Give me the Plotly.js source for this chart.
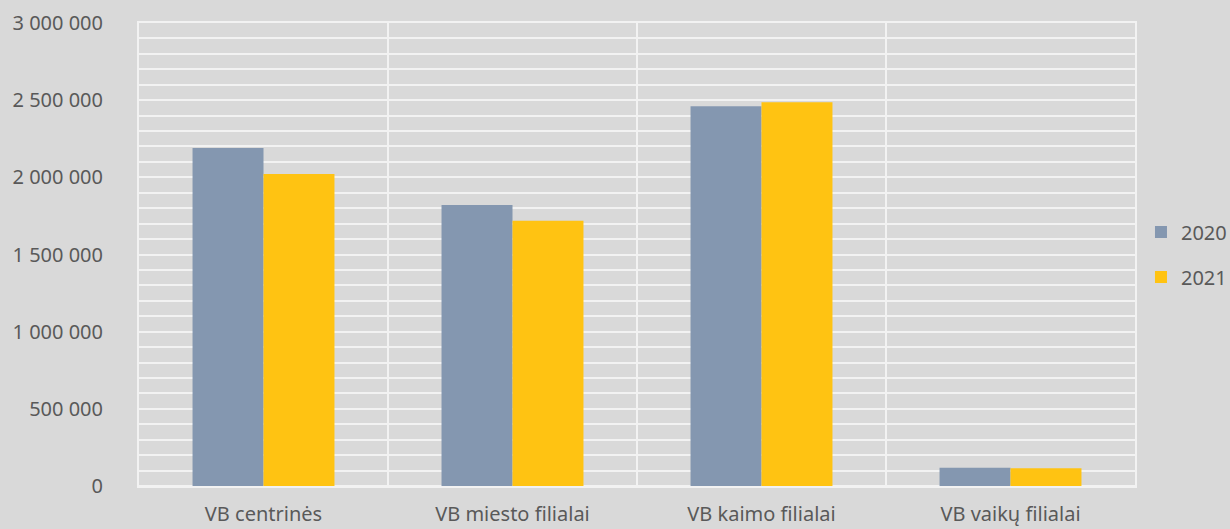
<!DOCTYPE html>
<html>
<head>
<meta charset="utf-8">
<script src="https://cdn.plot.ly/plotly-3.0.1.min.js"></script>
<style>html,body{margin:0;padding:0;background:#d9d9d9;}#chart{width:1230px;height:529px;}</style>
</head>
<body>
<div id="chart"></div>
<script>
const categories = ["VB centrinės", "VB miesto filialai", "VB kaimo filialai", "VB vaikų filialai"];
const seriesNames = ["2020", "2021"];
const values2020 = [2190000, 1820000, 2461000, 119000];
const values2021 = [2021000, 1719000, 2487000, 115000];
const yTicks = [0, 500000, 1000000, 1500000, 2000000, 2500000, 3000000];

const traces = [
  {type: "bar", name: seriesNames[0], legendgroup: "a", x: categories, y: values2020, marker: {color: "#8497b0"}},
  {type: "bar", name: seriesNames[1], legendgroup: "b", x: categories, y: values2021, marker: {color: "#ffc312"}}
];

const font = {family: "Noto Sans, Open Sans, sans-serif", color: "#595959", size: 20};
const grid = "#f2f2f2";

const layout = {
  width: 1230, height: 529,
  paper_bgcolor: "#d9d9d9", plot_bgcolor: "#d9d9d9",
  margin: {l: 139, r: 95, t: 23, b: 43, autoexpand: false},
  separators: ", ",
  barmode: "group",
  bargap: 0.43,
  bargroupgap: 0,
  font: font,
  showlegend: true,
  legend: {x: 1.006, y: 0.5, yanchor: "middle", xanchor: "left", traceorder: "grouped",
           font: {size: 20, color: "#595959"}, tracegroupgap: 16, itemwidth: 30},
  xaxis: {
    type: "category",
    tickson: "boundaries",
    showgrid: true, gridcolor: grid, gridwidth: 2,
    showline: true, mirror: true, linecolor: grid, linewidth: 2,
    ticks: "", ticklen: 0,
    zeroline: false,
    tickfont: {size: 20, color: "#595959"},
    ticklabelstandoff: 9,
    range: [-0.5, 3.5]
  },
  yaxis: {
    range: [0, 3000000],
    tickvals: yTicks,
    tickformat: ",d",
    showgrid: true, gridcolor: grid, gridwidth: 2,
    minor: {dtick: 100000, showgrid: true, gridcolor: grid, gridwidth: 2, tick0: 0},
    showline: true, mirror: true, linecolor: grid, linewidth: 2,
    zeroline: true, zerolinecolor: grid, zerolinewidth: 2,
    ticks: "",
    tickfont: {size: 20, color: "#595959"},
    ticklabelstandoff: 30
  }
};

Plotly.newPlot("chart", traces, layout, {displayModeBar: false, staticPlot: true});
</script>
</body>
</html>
################
▸ **DIRECTIONS FOR THIS TASK**: From the listing, extract all text exactly as given and drop any picture.

▸ **EXPECTED OUTPUT**:
Give me the Plotly.js source for this chart.
<!DOCTYPE html>
<html>
<head>
<meta charset="utf-8">
<script src="https://cdn.plot.ly/plotly-3.0.1.min.js"></script>
<style>html,body{margin:0;padding:0;background:#d9d9d9;}#chart{width:1230px;height:529px;}</style>
</head>
<body>
<div id="chart"></div>
<script>
const categories = ["VB centrinės", "VB miesto filialai", "VB kaimo filialai", "VB vaikų filialai"];
const seriesNames = ["2020", "2021"];
const values2020 = [2190000, 1820000, 2461000, 119000];
const values2021 = [2021000, 1719000, 2487000, 115000];
const yTicks = [0, 500000, 1000000, 1500000, 2000000, 2500000, 3000000];

const traces = [
  {type: "bar", name: seriesNames[0], legendgroup: "a", x: categories, y: values2020, marker: {color: "#8497b0"}},
  {type: "bar", name: seriesNames[1], legendgroup: "b", x: categories, y: values2021, marker: {color: "#ffc312"}}
];

const font = {family: "Noto Sans, Open Sans, sans-serif", color: "#595959", size: 20};
const grid = "#f2f2f2";

const layout = {
  width: 1230, height: 529,
  paper_bgcolor: "#d9d9d9", plot_bgcolor: "#d9d9d9",
  margin: {l: 139, r: 95, t: 23, b: 43, autoexpand: false},
  separators: ", ",
  barmode: "group",
  bargap: 0.43,
  bargroupgap: 0,
  font: font,
  showlegend: true,
  legend: {x: 1.006, y: 0.5, yanchor: "middle", xanchor: "left", traceorder: "grouped",
           font: {size: 20, color: "#595959"}, tracegroupgap: 16, itemwidth: 30},
  xaxis: {
    type: "category",
    tickson: "boundaries",
    showgrid: true, gridcolor: grid, gridwidth: 2,
    showline: true, mirror: true, linecolor: grid, linewidth: 2,
    ticks: "", ticklen: 0,
    zeroline: false,
    tickfont: {size: 20, color: "#595959"},
    ticklabelstandoff: 9,
    range: [-0.5, 3.5]
  },
  yaxis: {
    range: [0, 3000000],
    tickvals: yTicks,
    tickformat: ",d",
    showgrid: true, gridcolor: grid, gridwidth: 2,
    minor: {dtick: 100000, showgrid: true, gridcolor: grid, gridwidth: 2, tick0: 0},
    showline: true, mirror: true, linecolor: grid, linewidth: 2,
    zeroline: true, zerolinecolor: grid, zerolinewidth: 2,
    ticks: "",
    tickfont: {size: 20, color: "#595959"},
    ticklabelstandoff: 30
  }
};

Plotly.newPlot("chart", traces, layout, {displayModeBar: false, staticPlot: true});
</script>
</body>
</html>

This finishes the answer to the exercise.